In 2020-21, Oregon school districts will split about $473 million in direct grants based on enrollment, with an extra weight for students in poverty. The CAT is also expected to create $189 million for early learning programs and $284 million for statewide initiatives, including fully funding the High School Success Fund (Measure 98).
The Legislative Revenue Office estimated the CAT will produce $2.1 billion for education for 2021-23, with about half for district grants.
Can the CAT be used for things other than education?
Anything’s possible with the Legislature, but the act’s creators put up as many guardrails as they could.
All CAT money must be deposited in the Fund for Student Success, a separate account from the General Fund. From there, the money is allocated to the Student Success Account, the Early Learning Account, the Statewide Education Initiatives Account and the State School Fund.
The act directs just enough money to the State School Fund to cover the lost state revenue from the income tax cut. That shift is baked into the act’s formula so that the Student Success Fund will still receive about $1 billion a year going forward.
The act’s language as well as the Legislature’s intentions make clear the Student Success Fund is to be additional money for schools, not a replacement for State School Fund money. The act lays out how schools must use the money to increase student achievement.
It would take a bill, a legislative vote and a governor’s signature to redirect the money.

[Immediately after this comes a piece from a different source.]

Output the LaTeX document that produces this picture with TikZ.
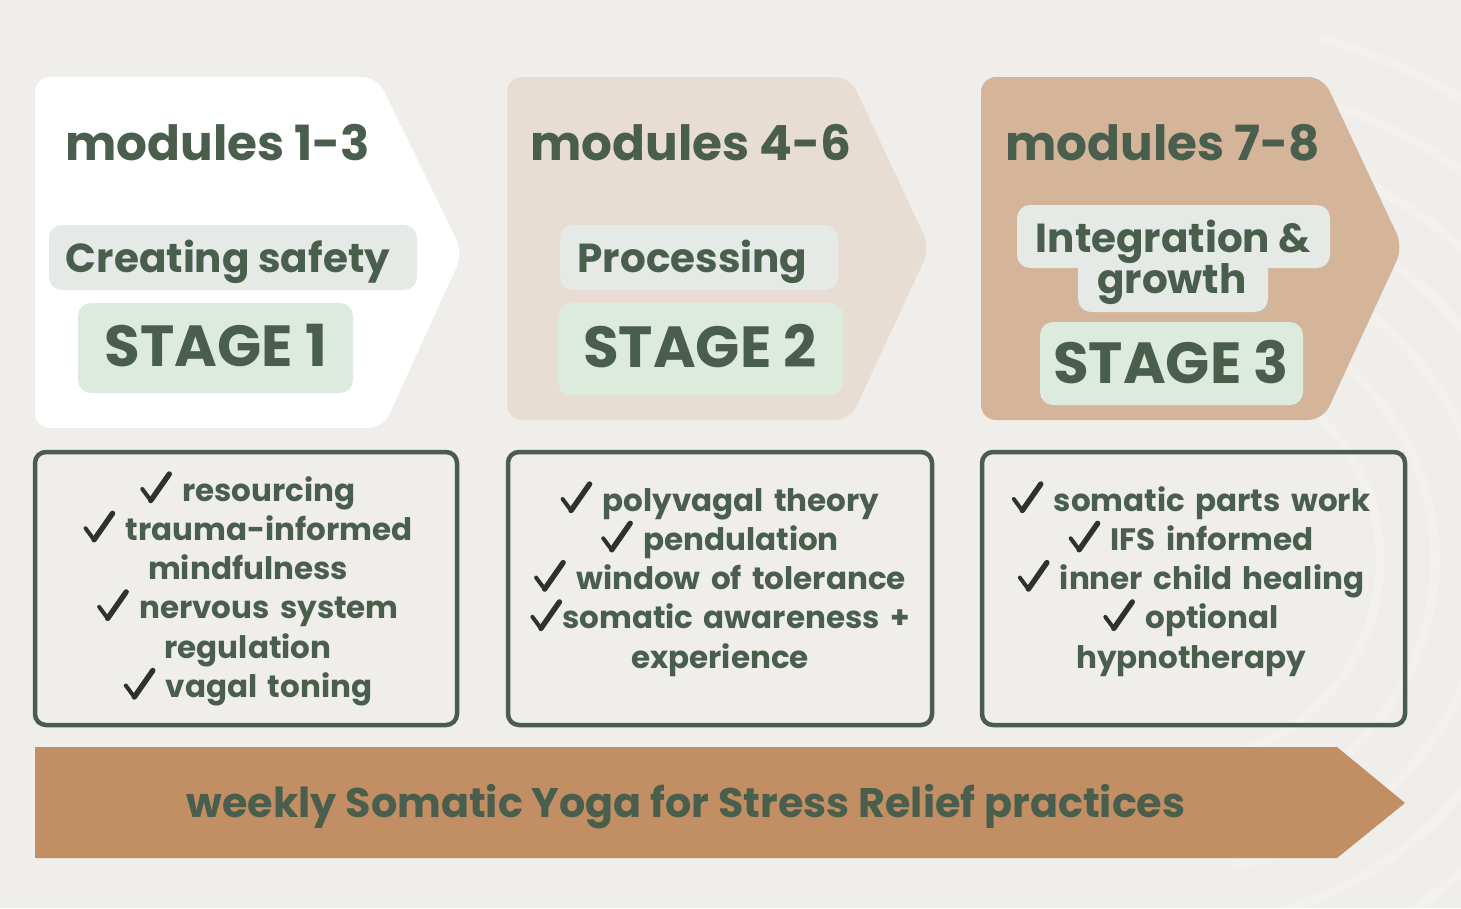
\documentclass[tikz,border=0pt]{standalone}
\usepackage{fontspec}
\setmainfont{Poppins}
\definecolor{bgc}{RGB}{240,238,234}
\definecolor{chevB}{RGB}{232,221,211}
\definecolor{chevC}{RGB}{212,181,154}
\definecolor{pillgray}{RGB}{229,234,230}
\definecolor{pillgreen}{RGB}{221,235,223}
\definecolor{tgreen}{RGB}{74,94,78}
\definecolor{boxc}{RGB}{74,92,80}
\definecolor{checkc}{RGB}{45,50,48}
\definecolor{arrowc}{RGB}{194,142,99}
\newcommand\ck{\tikz[baseline=0pt,x=1pt,y=1pt]{\draw[checkc,line width=4pt,line cap=round] (1,12) -- (9.5,0.5);\draw[checkc,line width=5.4pt,line cap=round] (9.5,0.5) -- (28,27);}}
\begin{document}
\begin{tikzpicture}[x=1pt,y=-1pt,
  head/.style={inner sep=0pt,text=tgreen,font=\bfseries\fontsize{48.5}{52}\selectfont},
  sub/.style={inner sep=0pt,text=tgreen,font=\bfseries\fontsize{40.5}{43}\selectfont},
  stagetxt/.style={inner sep=0pt,text=tgreen,font=\bfseries\fontsize{58}{62}\selectfont},
  pill/.style={rectangle,rounded corners=13pt,inner sep=0pt,draw=none},
  listbox/.style={rectangle,rounded corners=11pt,draw=boxc,line width=4.5pt,inner sep=0pt,minimum height=273pt},
  listtext/.style={inner sep=0pt,text=tgreen,align=center,text width=420pt,font=\bfseries\fontsize{31}{39.3}\selectfont},
  bottomtxt/.style={inner sep=0pt,text=tgreen,font=\bfseries\fontsize{41.3}{45}\selectfont}]
\useasboundingbox (0,0) rectangle (1461,908);
\fill[bgc] (0,0) rectangle (1461,908);
% faint background swirls
\begin{scope}
\clip (1000,0) rectangle (1461,908);
\foreach \r in {200,255,310,365,420,480,540}
  \draw[white,opacity=0.2,line width=9pt] (1180,560) ++(-75:\r) arc[start angle=-75,end angle=80,radius=\r];
\end{scope}
% chevrons
\fill[white,rounded corners=15pt] (35,77) -- (377,77) -- (463,253) -- (383,428) -- (35,428) -- cycle;
\fill[chevB,rounded corners=15pt] (507,77) -- (850,77) -- (930,248) -- (850,420) -- (507,420) -- cycle;
\fill[chevC,rounded corners=15pt] (981,77) -- (1323,77) -- (1403,247) -- (1323,420) -- (981,420) -- cycle;
% stage 1
\node[head,anchor=base west] (m1) at (65,160) {modules 1-3};
\node[pill,fill=pillgray,minimum width=368pt,minimum height=65pt] (p1) at (233,257.5) {};
\node[sub,anchor=base] (s1) at (228,272) {Creating safety};
\node[pill,fill=pillgreen,minimum width=275pt,minimum height=90pt] (g1) at (215.5,348) {};
\node[stagetxt,anchor=base] (st1) at (216,366.5) {STAGE 1};
% stage 2
\node[head,anchor=base west] (m2) at (530,160) {modules 4-6};
\node[pill,fill=pillgray,minimum width=278pt,minimum height=65pt] (p2) at (699,257.5) {};
\node[sub,anchor=base] (s2) at (692.5,272) {Processing};
\node[pill,fill=pillgreen,minimum width=285pt,minimum height=92pt] (g2) at (700.5,349) {};
\node[stagetxt,anchor=base] (st2) at (700,367.5) {STAGE 2};
% stage 3
\node[head,anchor=base west] (m3) at (1005,160) {modules 7-8};
\node[pill,fill=pillgray,minimum width=313pt,minimum height=63pt] (p3a) at (1173.5,236.5) {};
\node[pill,fill=pillgray,minimum width=190pt,minimum height=62pt] (p3b) at (1173,281) {};
\node[sub,anchor=base] (s3a) at (1173.5,252) {Integration \&};
\node[sub,anchor=base] (s3b) at (1172,293) {growth};
\node[pill,fill=pillgreen,minimum width=263pt,minimum height=83pt] (g3) at (1171.5,363.5) {};
\node[stagetxt,anchor=base] (st3) at (1171,383) {STAGE 3};
% list boxes
\node[listbox,minimum width=422pt] (b1) at (246,588.5) {};
\node[listbox,minimum width=424pt] (b2) at (720,588.5) {};
\node[listbox,minimum width=423pt] (b3) at (1193.5,588.5) {};
\node[listtext,anchor=base] (t1) at (248,501) {\ck{} resourcing\\\ck{} trauma-informed\\mindfulness\\\ck{} nervous system\\regulation\\\ck{} vagal toning};
\node[listtext,anchor=base] (t2) at (720,511) {\ck{} polyvagal theory\\\ck{} pendulation\\\ck{} window of tolerance\\\ck{}somatic awareness +\\experience};
\node[listtext,anchor=base] (t3) at (1191,511) {\ck{} somatic parts work\\\ck{} IFS informed\\\ck{} inner child healing\\\ck{} optional\\hypnotherapy};
% bottom arrow
\fill[arrowc] (35,747) -- (1337,747) -- (1405,803) -- (1337,858) -- (35,858) -- cycle;
\node[bottomtxt,anchor=base] (bt) at (686,817) {weekly Somatic Yoga for Stress Relief practices};
\end{tikzpicture}
\end{document}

OK, but I heard there have already been changes to the tax and more are coming. Should I be worried/excited?
Any new tax law requires tinkering once the lawyers and the agency professionals get ahold of it. House Bill 2164 (2019) made mostly technical fixes to address niche industry issues that cropped up almost immediately. It cut the amount to be collected about $2 million.
The Department of Revenue has identified at least three dozen issues that must be addressed, and eight administrative rule changes have already been drafted, with more to come in February and March. The bulk of the changes are clarifications on who must pay and procedures for paying.
Will it face challenges?
This is Oregon, right? But so far, the signs are good.

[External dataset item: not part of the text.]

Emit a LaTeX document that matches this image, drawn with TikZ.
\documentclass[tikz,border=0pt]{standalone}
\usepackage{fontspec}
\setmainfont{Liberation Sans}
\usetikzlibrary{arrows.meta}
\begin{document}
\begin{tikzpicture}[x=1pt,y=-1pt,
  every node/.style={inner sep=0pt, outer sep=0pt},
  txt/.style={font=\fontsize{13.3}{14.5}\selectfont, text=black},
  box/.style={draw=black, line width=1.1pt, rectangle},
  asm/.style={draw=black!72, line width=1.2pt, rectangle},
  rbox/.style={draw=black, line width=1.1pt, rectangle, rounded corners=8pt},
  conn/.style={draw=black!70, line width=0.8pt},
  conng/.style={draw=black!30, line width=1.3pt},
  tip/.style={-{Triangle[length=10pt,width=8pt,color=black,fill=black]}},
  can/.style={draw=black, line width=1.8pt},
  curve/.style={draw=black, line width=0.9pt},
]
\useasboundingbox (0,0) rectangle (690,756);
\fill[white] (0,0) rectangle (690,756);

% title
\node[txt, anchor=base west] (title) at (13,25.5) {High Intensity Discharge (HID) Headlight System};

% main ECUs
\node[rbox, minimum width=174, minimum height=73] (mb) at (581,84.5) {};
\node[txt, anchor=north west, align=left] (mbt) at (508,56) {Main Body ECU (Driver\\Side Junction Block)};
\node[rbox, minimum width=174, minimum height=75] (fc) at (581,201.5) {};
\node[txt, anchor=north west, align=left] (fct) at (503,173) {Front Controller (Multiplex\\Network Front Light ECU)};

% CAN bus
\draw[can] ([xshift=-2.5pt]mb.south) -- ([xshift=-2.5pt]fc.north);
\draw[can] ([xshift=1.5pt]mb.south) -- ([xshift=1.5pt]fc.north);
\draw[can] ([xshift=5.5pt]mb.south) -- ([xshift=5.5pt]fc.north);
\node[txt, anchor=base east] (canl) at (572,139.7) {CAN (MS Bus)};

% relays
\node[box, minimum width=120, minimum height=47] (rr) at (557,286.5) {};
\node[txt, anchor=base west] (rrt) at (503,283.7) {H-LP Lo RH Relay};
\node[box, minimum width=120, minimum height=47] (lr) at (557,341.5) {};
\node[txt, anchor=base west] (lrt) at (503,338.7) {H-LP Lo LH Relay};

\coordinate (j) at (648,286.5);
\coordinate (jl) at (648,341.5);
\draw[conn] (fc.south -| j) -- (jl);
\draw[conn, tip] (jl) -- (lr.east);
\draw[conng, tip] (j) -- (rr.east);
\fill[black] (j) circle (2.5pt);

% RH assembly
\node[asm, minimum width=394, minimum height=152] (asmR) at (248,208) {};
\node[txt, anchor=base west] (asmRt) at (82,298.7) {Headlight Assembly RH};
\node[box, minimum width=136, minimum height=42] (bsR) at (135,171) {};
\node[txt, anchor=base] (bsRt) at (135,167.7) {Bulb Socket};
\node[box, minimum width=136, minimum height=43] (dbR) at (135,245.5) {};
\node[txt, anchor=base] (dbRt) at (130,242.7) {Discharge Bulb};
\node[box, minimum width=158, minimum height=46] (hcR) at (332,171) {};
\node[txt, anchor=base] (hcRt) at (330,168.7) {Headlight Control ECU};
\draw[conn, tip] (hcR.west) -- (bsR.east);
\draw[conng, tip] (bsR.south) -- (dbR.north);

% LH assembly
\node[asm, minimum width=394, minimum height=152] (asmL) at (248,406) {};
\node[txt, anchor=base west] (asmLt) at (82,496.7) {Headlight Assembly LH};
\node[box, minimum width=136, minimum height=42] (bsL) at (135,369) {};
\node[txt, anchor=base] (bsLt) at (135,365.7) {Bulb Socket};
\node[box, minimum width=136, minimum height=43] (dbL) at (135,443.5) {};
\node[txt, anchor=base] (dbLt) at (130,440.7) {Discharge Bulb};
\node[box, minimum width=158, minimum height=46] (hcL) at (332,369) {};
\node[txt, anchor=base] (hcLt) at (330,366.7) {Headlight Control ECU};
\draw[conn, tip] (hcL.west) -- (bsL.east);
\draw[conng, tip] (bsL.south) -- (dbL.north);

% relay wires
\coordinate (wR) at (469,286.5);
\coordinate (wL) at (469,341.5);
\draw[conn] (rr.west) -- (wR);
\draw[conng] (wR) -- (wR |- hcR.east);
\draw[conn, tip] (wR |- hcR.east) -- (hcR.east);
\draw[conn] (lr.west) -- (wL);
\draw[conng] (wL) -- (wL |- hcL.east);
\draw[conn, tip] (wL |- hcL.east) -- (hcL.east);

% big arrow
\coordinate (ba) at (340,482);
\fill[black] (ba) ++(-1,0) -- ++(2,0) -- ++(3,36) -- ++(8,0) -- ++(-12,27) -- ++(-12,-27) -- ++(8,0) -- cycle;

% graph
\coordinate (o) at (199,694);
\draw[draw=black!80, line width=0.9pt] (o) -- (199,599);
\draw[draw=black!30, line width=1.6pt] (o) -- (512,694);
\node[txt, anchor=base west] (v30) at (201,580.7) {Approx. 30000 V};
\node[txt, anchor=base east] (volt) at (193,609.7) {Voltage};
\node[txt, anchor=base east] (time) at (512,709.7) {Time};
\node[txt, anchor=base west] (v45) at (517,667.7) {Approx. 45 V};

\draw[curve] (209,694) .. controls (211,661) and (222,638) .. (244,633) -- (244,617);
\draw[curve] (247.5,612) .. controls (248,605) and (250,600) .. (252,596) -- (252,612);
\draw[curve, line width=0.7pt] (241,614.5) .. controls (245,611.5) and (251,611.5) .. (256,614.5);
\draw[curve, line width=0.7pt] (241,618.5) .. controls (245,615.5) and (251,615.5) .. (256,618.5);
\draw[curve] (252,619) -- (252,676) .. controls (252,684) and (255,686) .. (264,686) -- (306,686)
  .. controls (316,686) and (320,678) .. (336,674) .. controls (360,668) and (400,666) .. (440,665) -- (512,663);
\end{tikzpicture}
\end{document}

Oregon Business & Industry, the state’s leading business association, announced during session it would not oppose the act. Without major business backing, a threatened initiative challenge didn’t materialize.

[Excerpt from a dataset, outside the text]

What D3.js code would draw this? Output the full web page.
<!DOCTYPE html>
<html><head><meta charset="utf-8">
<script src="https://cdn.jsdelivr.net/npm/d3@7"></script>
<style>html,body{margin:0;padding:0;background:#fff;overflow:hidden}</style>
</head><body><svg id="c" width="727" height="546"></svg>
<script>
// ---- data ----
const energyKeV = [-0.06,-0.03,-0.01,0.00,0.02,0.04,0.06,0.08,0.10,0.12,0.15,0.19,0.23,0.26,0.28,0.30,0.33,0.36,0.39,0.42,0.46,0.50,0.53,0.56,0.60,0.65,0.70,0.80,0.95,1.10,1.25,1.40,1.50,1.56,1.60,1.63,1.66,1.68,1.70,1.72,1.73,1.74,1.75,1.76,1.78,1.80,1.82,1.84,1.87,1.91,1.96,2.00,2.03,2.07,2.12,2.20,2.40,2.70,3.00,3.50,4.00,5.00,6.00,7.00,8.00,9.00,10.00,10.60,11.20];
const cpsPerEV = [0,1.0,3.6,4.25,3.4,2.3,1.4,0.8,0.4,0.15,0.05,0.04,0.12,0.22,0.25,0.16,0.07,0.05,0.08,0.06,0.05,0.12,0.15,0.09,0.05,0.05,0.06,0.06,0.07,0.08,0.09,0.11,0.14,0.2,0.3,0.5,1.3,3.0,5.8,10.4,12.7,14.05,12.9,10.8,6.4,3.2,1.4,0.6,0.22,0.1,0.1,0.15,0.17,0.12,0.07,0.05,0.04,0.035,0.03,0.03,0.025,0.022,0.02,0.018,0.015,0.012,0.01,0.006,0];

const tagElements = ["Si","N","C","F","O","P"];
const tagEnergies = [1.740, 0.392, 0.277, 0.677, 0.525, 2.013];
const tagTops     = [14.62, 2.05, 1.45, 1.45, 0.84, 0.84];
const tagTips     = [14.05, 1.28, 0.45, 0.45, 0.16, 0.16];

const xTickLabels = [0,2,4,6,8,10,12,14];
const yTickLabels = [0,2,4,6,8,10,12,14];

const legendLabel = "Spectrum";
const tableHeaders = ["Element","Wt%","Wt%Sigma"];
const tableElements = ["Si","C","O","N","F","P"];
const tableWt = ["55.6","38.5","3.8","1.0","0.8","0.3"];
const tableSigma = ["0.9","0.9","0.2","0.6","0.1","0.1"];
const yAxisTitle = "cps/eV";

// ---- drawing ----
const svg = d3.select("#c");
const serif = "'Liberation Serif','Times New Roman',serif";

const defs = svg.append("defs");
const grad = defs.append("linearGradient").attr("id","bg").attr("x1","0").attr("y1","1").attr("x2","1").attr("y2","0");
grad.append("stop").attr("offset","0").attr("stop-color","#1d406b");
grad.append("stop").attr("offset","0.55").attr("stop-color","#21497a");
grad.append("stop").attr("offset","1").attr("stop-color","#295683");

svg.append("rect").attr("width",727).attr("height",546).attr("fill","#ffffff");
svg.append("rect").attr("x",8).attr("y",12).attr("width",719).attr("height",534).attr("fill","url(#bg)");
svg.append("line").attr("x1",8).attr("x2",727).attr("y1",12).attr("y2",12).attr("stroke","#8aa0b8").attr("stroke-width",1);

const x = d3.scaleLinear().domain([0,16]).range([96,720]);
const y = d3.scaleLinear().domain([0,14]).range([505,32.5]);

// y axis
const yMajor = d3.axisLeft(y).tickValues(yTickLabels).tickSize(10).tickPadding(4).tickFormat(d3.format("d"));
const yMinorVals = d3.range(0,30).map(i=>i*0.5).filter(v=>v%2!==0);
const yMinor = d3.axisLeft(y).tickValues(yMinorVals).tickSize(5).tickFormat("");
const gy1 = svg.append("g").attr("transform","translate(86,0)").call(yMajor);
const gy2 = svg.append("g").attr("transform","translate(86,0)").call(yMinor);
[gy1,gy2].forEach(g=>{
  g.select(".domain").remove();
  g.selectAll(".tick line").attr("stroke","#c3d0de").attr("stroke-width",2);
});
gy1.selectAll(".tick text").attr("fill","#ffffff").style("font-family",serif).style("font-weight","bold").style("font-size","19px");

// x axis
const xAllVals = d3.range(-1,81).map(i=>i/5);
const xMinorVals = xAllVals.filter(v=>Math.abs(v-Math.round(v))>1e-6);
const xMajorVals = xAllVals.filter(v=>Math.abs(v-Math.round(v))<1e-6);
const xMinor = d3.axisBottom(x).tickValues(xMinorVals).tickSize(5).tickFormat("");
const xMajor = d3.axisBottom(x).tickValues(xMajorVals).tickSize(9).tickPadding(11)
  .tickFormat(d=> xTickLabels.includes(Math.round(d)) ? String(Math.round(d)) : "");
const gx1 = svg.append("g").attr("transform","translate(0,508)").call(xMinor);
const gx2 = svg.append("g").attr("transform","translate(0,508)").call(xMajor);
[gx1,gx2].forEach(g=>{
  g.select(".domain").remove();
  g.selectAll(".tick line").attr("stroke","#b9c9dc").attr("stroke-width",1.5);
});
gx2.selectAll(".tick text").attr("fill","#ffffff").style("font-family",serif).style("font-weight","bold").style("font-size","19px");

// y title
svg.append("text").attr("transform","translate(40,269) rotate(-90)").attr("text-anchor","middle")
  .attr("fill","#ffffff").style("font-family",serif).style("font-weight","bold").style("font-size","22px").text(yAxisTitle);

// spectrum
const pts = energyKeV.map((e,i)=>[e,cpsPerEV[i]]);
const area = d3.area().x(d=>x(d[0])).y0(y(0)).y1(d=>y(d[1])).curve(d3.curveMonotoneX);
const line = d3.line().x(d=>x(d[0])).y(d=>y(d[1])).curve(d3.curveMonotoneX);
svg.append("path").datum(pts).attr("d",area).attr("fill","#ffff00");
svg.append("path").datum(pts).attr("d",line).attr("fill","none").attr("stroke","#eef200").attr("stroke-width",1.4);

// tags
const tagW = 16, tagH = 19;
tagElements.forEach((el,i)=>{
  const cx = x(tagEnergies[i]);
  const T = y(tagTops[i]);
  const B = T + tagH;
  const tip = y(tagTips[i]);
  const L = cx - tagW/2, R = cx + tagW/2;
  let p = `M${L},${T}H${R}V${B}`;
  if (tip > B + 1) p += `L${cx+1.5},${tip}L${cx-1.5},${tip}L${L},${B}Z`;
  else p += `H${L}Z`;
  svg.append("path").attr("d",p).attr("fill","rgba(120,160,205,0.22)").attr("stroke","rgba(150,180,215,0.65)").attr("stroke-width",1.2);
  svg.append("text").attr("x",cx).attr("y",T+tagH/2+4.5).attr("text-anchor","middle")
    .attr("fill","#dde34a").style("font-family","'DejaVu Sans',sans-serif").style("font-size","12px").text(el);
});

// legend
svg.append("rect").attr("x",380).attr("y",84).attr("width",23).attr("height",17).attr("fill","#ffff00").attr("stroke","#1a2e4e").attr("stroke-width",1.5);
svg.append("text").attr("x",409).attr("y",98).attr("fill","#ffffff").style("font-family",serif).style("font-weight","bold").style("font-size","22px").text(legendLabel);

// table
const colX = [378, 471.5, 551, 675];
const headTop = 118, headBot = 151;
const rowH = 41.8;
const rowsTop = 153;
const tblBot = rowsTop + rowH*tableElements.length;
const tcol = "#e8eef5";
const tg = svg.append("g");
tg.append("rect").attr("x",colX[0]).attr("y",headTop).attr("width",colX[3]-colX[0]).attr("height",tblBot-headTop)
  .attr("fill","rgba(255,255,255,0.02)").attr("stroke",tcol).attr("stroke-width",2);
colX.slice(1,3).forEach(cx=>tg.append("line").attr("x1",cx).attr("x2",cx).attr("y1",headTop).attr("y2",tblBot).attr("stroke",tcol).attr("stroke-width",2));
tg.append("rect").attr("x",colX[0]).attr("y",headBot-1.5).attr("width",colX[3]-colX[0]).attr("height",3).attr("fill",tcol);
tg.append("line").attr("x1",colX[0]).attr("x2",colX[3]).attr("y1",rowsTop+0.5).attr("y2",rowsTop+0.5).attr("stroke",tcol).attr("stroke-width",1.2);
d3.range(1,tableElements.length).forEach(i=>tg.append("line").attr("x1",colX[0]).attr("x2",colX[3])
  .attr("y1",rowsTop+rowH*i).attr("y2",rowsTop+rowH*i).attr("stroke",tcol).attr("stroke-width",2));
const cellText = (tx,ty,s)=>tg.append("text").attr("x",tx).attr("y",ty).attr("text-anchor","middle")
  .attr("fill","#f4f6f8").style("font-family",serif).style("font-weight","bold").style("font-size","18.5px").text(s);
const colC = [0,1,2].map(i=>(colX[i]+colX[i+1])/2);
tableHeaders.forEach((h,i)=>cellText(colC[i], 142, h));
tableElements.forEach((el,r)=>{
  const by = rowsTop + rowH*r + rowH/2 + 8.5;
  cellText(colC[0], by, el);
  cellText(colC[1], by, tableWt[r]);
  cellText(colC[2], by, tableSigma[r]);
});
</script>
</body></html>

“That didn’t happen by accident,” Hass said. Committee members worked closely with businesses to create a tax sensitive to their concerns, he said. The committee was adjusting language right up to the last minute to respond to industries such as car sales, banking and insurance.
Even so, legislators continue to grumble about the CAT, and business lobbyists are looking for ways to nibble away at it to help their interests.
When will we know if it’s working?
The first quarterly tax collection is due in April, but the Department of Revenue won’t know if businesses are over- or underestimating their revenue. The first true look will come in 2021 after a year of collections.
What if it doesn’t perform as expected?
The CAT creates allocations, not appropriations, according to Doug Wilson, Legislative Fiscal Office principal legislative analyst. Districts will divvy up whatever is produced, but there are no guarantees. If the CAT overproduces, there will likely be some additional steps because districts must have plans for how they will spend the money.
Legislative number-crunchers have lots of practice calculating long-standing taxes in good times and bad, but the CAT is a whole new ballgame. There is a lot of guesswork in play.
Wilson said his office would be watching the tax carefully, ready to make adjustments if needed.